Indian air cargo industry stakeholders, especially those boasting priority delivery expertise, have reason to smile, for the much-hyped US trade deal promises fresh growth opportunities.
New Delhi plans to source US products worth some $500bn over the next five years, with aircraft and aircraft parts at the centre of the partnership, and industry sources believe the heightened focus will open tremendous demand for AOG (aircraft-on-ground) and aero parts logistics.
Broadly, India has agreed to eliminate or reduce tariffs on all US industrial goods, while US tariffs on Indian exports have been lowered to 18% from 50%, which included the 25% penalty for Russian oil sourcing that had been the subject of controversy. Lower tariffs took effective 7 February, though a comprehensive formal deal is unlikely to inked before early March, according to the latest update.
MRO (maintenance, repair and overhaul) verticals for the aviation sector are already on the cusp of rapid expansion in India, with Boeing and Airbus targeting the country as a hub for aircraft parts manufacturing and service. According to available data, Indian sourcing towards components and services is already significant for both – estimated at some $1.25bn for the American manufacturer and $1.4bn for the French aircraft maker, and it aims to expand that to some $2bn by 2030.
As the overall trade outlook brightens, niche AOG forwarders are now betting on accelerated imports of aircraft parts and components as the MRO sector expands.
Jitendra Srivastava, CEO of Mumbai-based Triton Logistics & Maritime, said: “With India ordering over a thousand aircraft and companies like Boeing deepening their footprint, inbound air cargo volumes of spares, engines and high-value components will rise sharply.
“As trade volumes scale between India and the US, airlines gain stronger belly cargo economics, improving route viability and frequency, which will ultimately transform air freight from a premium option to a strategic backbone for India’s next phase of trade growth.”

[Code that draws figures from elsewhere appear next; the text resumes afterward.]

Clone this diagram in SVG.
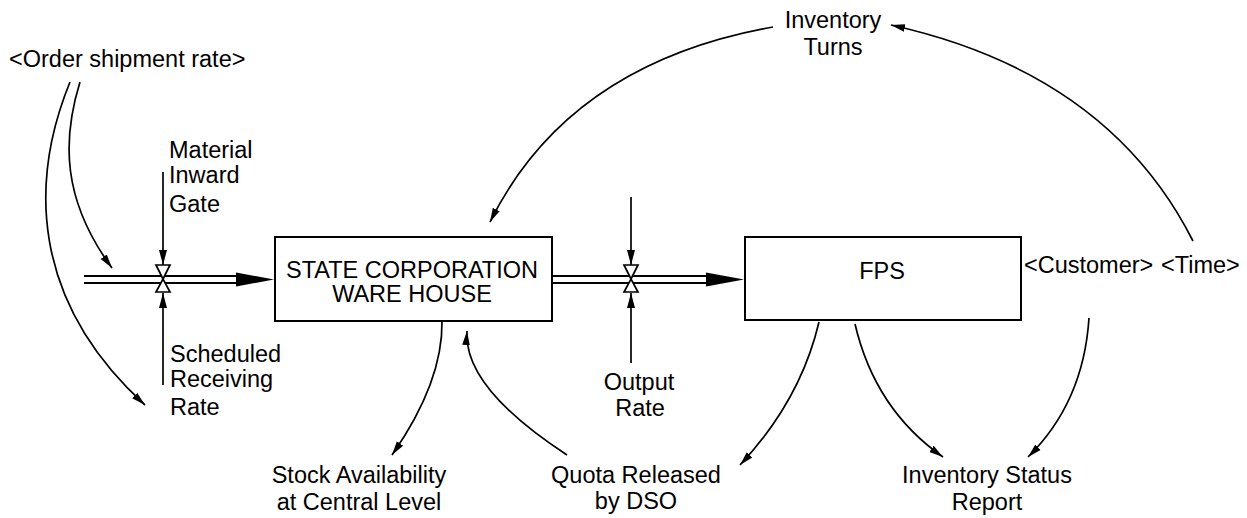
<svg xmlns="http://www.w3.org/2000/svg" width="1247" height="518" viewBox="0 0 1247 518">
  <style>
    text { font-family: "Liberation Sans", Arial, sans-serif; font-size: 23.5px; fill: #000; }
    .mid { text-anchor: middle; }
    .stock { fill: #fff; stroke: #000; stroke-width: 2; }
    .pipe { stroke: #000; stroke-width: 2; fill: none; }
    .link { stroke: #000; stroke-width: 1.7; fill: none; marker-end: url(#ah); }
    .vlink { stroke: #000; stroke-width: 1.7; fill: none; marker-end: url(#ahv); }
    .valve { fill: #fff; stroke: #000; stroke-width: 1.7; }
  </style>
  <defs>
    <marker id="ah" markerUnits="userSpaceOnUse" markerWidth="16" markerHeight="10" refX="14" refY="5" orient="auto" viewBox="0 0 16 10">
      <path d="M0,1.2 L14,5 L0,8.8 Z" fill="#000"/>
    </marker>
    <marker id="ahv" markerUnits="userSpaceOnUse" markerWidth="16" markerHeight="10" refX="15" refY="5" orient="auto" viewBox="0 0 16 10">
      <path d="M0,1 L15,5 L0,9 Z" fill="#000"/>
    </marker>
    <g id="valveShape">
      <path class="valve" d="M-7,-14 L7,-14 L0,0 Z"/>
      <path class="valve" d="M-7,13 L7,13 L0,0 Z"/>
    </g>
  </defs>
  <rect width="1247" height="518" fill="#fff"/>

  <g id="connectors">
    <!-- inflow pipe -->
    <line class="pipe" x1="84" y1="276" x2="237" y2="276"/>
    <line class="pipe" x1="84" y1="283" x2="237" y2="283"/>
    <polygon points="236,272.5 274,279.5 236,286.5" fill="#000"/>
    <!-- outflow pipe -->
    <line class="pipe" x1="552" y1="276" x2="707" y2="276"/>
    <line class="pipe" x1="552" y1="283" x2="707" y2="283"/>
    <polygon points="706,272.5 744,279.5 706,286.5" fill="#000"/>
    <!-- valve links -->
    <line class="vlink" x1="163" y1="172" x2="163" y2="265"/>
    <line class="vlink" x1="163" y1="385" x2="163" y2="293"/>
    <line class="vlink" x1="631" y1="197" x2="631" y2="265"/>
    <line class="vlink" x1="631" y1="363" x2="631" y2="293"/>
    <!-- curved links -->
    <path class="link" d="M80,82 C62,140 62,200 112,268"/>
    <path class="link" d="M70,82 C30,180 30,300 145,405"/>
    <path class="link" d="M773,27 Q568.5,63.5 490,222"/>
    <path class="link" d="M1193,241 Q1108,73 891,25"/>
    <path class="link" d="M442,321 Q443,382 392,455"/>
    <path class="link" d="M567,455 Q463,387 467,331"/>
    <path class="link" d="M819,322 Q800.5,400.5 740,465"/>
    <path class="link" d="M855,324 Q875,409.5 943,457"/>
    <path class="link" d="M1089,318 Q1083.5,402.5 1028,457"/>
  </g>

  <g id="valve-inflow">
    <use href="#valveShape" x="163" y="279"/>
  </g>
  <g id="valve-outflow">
    <use href="#valveShape" x="631" y="279"/>
  </g>

  <g id="state-corporation-ware-house">
    <rect class="stock" x="275" y="237" width="277" height="84"/>
    <text class="mid" x="412" y="278">STATE CORPORATION</text>
    <text class="mid" x="412" y="302">WARE HOUSE</text>
  </g>

  <g id="fps">
    <rect class="stock" x="745" y="237" width="276" height="83"/>
    <text class="mid" x="882" y="279">FPS</text>
  </g>

  <g id="order-shipment-rate">
    <text x="9" y="67">&lt;Order shipment rate&gt;</text>
  </g>

  <g id="material-inward-gate">
    <text x="169" y="158">Material</text>
    <text x="169" y="183">Inward</text>
    <text x="169" y="212">Gate</text>
  </g>

  <g id="scheduled-receiving-rate">
    <text x="170" y="362">Scheduled</text>
    <text x="170" y="387">Receiving</text>
    <text x="170" y="415">Rate</text>
  </g>

  <g id="output-rate">
    <text class="mid" x="639" y="390">Output</text>
    <text class="mid" x="640" y="416">Rate</text>
  </g>

  <g id="inventory-turns">
    <text class="mid" x="833" y="28">Inventory</text>
    <text class="mid" x="833" y="55">Turns</text>
  </g>

  <g id="customer">
    <text x="1024" y="273">&lt;Customer&gt;</text>
  </g>

  <g id="time">
    <text x="1161" y="273">&lt;Time&gt;</text>
  </g>

  <g id="stock-availability">
    <text class="mid" x="359" y="483">Stock Availability</text>
    <text class="mid" x="359" y="510">at Central Level</text>
  </g>

  <g id="quota-released">
    <text class="mid" x="636" y="483">Quota Released</text>
    <text class="mid" x="636" y="509">by DSO</text>
  </g>

  <g id="inventory-status-report">
    <text class="mid" x="987" y="483">Inventory Status</text>
    <text class="mid" x="987" y="510">Report</text>
  </g>
</svg>
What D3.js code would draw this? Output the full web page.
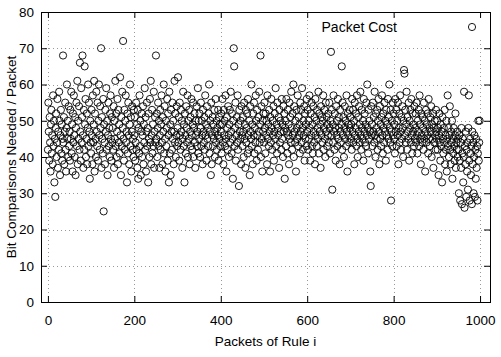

Vineet Malhotra, co-founder and director at Mumbai-based Kale Logistics Solutions, also believes the Indian air cargo industry has a lot to look forward to from the trade deal.
“This agreement will not only enhance cost-efficient movement of critical components, but also accelerate digital and data-driven supply chain orchestration across borders,” he told The Loadstar.
Kale, a speciaist in air cargo community systems service, also expects significant tech advancements as speed and reliability become “table stakes” for shippers targeting time-critical aircraft-related cargo movement.
AOG logistics involves daunting challenges due to tight delivery timelines and regulations, but the market is economically lucrative for stakeholders, sources believe.
Currently, Mumbai, Delhi, Cochin and Hosur are the major hubs for MRO service in India. And there are already unconfirmed reports that New Delhi had signalled its readiness to place new aircraft orders worth some $80bn with Boeing.